Unfortunately, writing the compiler in Rust was the right move. The right move SHOULD have been OCaml. While it’s been ages since I touched it for real I know OCaml, I love OCaml, and Rust’s control over memory adds nothing useful to a bootstrap compiler that doesn’t need to be particularly fast. But I recently read through a bunch of someone else’s OCaml code, hacked on it some, tinkered around, translated bits of it to and from Rust, etc, and… hoo boy, actually using Rust is so much nicer than OCaml. (The caveat of course being that I already know Rust quite well.) Only like 20% of that niceness is due to the language itself. I low key hate OCaml’s lack of namespacing for enum and struct members, but all its other nuisances I pretty much know how to work around. But holy fuck I do not want to learn to write a dune package.

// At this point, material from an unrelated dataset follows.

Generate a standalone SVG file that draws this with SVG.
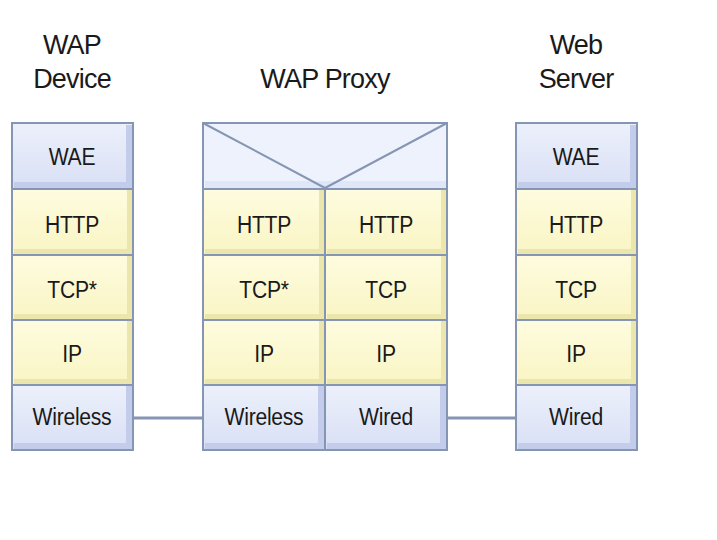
<svg xmlns="http://www.w3.org/2000/svg" width="717" height="540" viewBox="0 0 717 540">
<style>
.hd{font-family:"Liberation Sans",Arial,sans-serif;font-size:27px;fill:#1a1a1a;text-anchor:middle;letter-spacing:-0.8px}
.lb{font-family:"Liberation Sans",Arial,sans-serif;font-size:24px;fill:#1a1a1a;text-anchor:middle;letter-spacing:-0.3px}
.b{fill:url(#gb)}
.y{fill:url(#gy)}
.sb{fill:#c3cdeb}
.sy{fill:#ebe6ab}
.fr{fill:none;stroke:#8596b4;stroke-width:2}
.cn{stroke:#8596b4;stroke-width:3;fill:none}
</style>
<defs>
<linearGradient id="gb" x1="0" y1="0" x2="0" y2="1"><stop offset="0" stop-color="#ecf0fb"/><stop offset="1" stop-color="#d9e0f5"/></linearGradient>
<linearGradient id="gy" x1="0" y1="0" x2="0" y2="1"><stop offset="0" stop-color="#fefcdf"/><stop offset="1" stop-color="#f9f5c4"/></linearGradient>
</defs>
<text class="hd" x="72" y="54">WAP</text>
<text class="hd" x="72" y="88">Device</text>
<text class="hd" x="325" y="88">WAP Proxy</text>
<text class="hd" x="576" y="54">Web</text>
<text class="hd" x="576" y="88">Server</text>
<g id="connectors">
<line class="cn" x1="133" y1="418" x2="203" y2="418"/>
<line class="cn" x1="447" y1="418" x2="516" y2="418"/>
</g>
<g id="wap-device">
<rect class="b" x="12" y="123" width="121" height="66"/><rect class="sb" x="126" y="125" width="6" height="63"/><rect class="sb" x="14" y="182" width="118" height="6"/>
<rect class="y" x="12" y="189" width="121" height="66"/><rect class="sy" x="127" y="190" width="5" height="64"/><rect class="sy" x="14" y="249" width="118" height="5"/>
<rect class="y" x="12" y="255" width="121" height="65"/><rect class="sy" x="127" y="256" width="5" height="63"/><rect class="sy" x="14" y="314" width="118" height="5"/>
<rect class="y" x="12" y="320" width="121" height="65"/><rect class="sy" x="127" y="321" width="5" height="63"/><rect class="sy" x="14" y="379" width="118" height="5"/>
<rect class="b" x="12" y="385" width="121" height="65"/><rect class="sb" x="126" y="386" width="6" height="63"/><rect class="sb" x="14" y="443" width="118" height="6"/>
<rect class="fr" x="12" y="123" width="121" height="327"/>
<path class="fr" d="M12 189H133M12 255H133M12 320H133M12 385H133"/>
<text class="lb" transform="translate(72 165) scale(0.88 1)">WAE</text>
<text class="lb" transform="translate(72 233) scale(0.88 1)">HTTP</text>
<text class="lb" transform="translate(72 298) scale(0.88 1)">TCP*</text>
<text class="lb" transform="translate(72 362) scale(0.88 1)">IP</text>
<text class="lb" transform="translate(72 425) scale(0.88 1)">Wireless</text>
</g>
<g id="wap-proxy">
<rect x="203" y="123" width="244" height="66" fill="#eef2fc"/><rect x="205" y="181" width="241" height="7" fill="#dfe6f7"/>
<rect class="y" x="203" y="189" width="122" height="66"/><rect class="sy" x="319" y="190" width="5" height="64"/><rect class="sy" x="205" y="249" width="119" height="5"/>
<rect class="y" x="325" y="189" width="122" height="66"/><rect class="sy" x="441" y="190" width="5" height="64"/><rect class="sy" x="327" y="249" width="119" height="5"/>
<rect class="y" x="203" y="255" width="122" height="65"/><rect class="sy" x="319" y="256" width="5" height="63"/><rect class="sy" x="205" y="314" width="119" height="5"/>
<rect class="y" x="325" y="255" width="122" height="65"/><rect class="sy" x="441" y="256" width="5" height="63"/><rect class="sy" x="327" y="314" width="119" height="5"/>
<rect class="y" x="203" y="320" width="122" height="65"/><rect class="sy" x="319" y="321" width="5" height="63"/><rect class="sy" x="205" y="379" width="119" height="5"/>
<rect class="y" x="325" y="320" width="122" height="65"/><rect class="sy" x="441" y="321" width="5" height="63"/><rect class="sy" x="327" y="379" width="119" height="5"/>
<rect class="b" x="203" y="385" width="122" height="65"/><rect class="sb" x="318" y="386" width="6" height="63"/><rect class="sb" x="205" y="443" width="119" height="6"/>
<rect class="b" x="325" y="385" width="122" height="65"/><rect class="sb" x="440" y="386" width="6" height="63"/><rect class="sb" x="327" y="443" width="119" height="6"/>
<rect class="fr" x="203" y="123" width="244" height="327"/>
<path class="fr" d="M203 189H447M203 255H447M203 320H447M203 385H447M325 189V450M203 123L325 188L447 123"/>
<text class="lb" transform="translate(264 233) scale(0.88 1)">HTTP</text>
<text class="lb" transform="translate(386 233) scale(0.88 1)">HTTP</text>
<text class="lb" transform="translate(264 298) scale(0.88 1)">TCP*</text>
<text class="lb" transform="translate(386 298) scale(0.88 1)">TCP</text>
<text class="lb" transform="translate(264 362) scale(0.88 1)">IP</text>
<text class="lb" transform="translate(386 362) scale(0.88 1)">IP</text>
<text class="lb" transform="translate(264 425) scale(0.88 1)">Wireless</text>
<text class="lb" transform="translate(386 425) scale(0.88 1)">Wired</text>
</g>
<g id="web-server">
<rect class="b" x="516" y="123" width="121" height="66"/><rect class="sb" x="630" y="125" width="6" height="63"/><rect class="sb" x="518" y="182" width="118" height="6"/>
<rect class="y" x="516" y="189" width="121" height="66"/><rect class="sy" x="631" y="190" width="5" height="64"/><rect class="sy" x="518" y="249" width="118" height="5"/>
<rect class="y" x="516" y="255" width="121" height="65"/><rect class="sy" x="631" y="256" width="5" height="63"/><rect class="sy" x="518" y="314" width="118" height="5"/>
<rect class="y" x="516" y="320" width="121" height="65"/><rect class="sy" x="631" y="321" width="5" height="63"/><rect class="sy" x="518" y="379" width="118" height="5"/>
<rect class="b" x="516" y="385" width="121" height="65"/><rect class="sb" x="630" y="386" width="6" height="63"/><rect class="sb" x="518" y="443" width="118" height="6"/>
<rect class="fr" x="516" y="123" width="121" height="327"/>
<path class="fr" d="M516 189H637M516 255H637M516 320H637M516 385H637"/>
<text class="lb" transform="translate(576 165) scale(0.88 1)">WAE</text>
<text class="lb" transform="translate(576 233) scale(0.88 1)">HTTP</text>
<text class="lb" transform="translate(576 298) scale(0.88 1)">TCP</text>
<text class="lb" transform="translate(576 362) scale(0.88 1)">IP</text>
<text class="lb" transform="translate(576 425) scale(0.88 1)">Wired</text>
</g>
</svg>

I do not want to learn Nix just so I can use dune consistently. I do not want to figure out how to get OCaml libraries as good as argh or logos or lang_tester or criterion or log or codespan-reporting/ariadne. I’m sure it’s possible, more or less, but I don’t want to bother. Is this laziness? Well, yes. It absolutely is. So I just went with what I knew, and it turned out to be the right choice. I could also have used F# or Haskell; they might be pretty okay, but Haskell has tooling problems as least as ugly-sounding as OCaml does. Maybe writing it in F# would have been the better move, I’d have to Git Gud at F# but it sounds more fun than dune does. But cargo is right there, sitting around just working reliably, easily and consistently, pretty much the same way it did in 2017. The Rust ecosystem feels like it has caused a gigantic brain-drain of capable toolsmiths from other languages, so I might as well take advantage of it.

So yeah. If any other language dev nerds want to write a non-trivial compiler and keep it going for years, that’s my wisdom to pass on to them.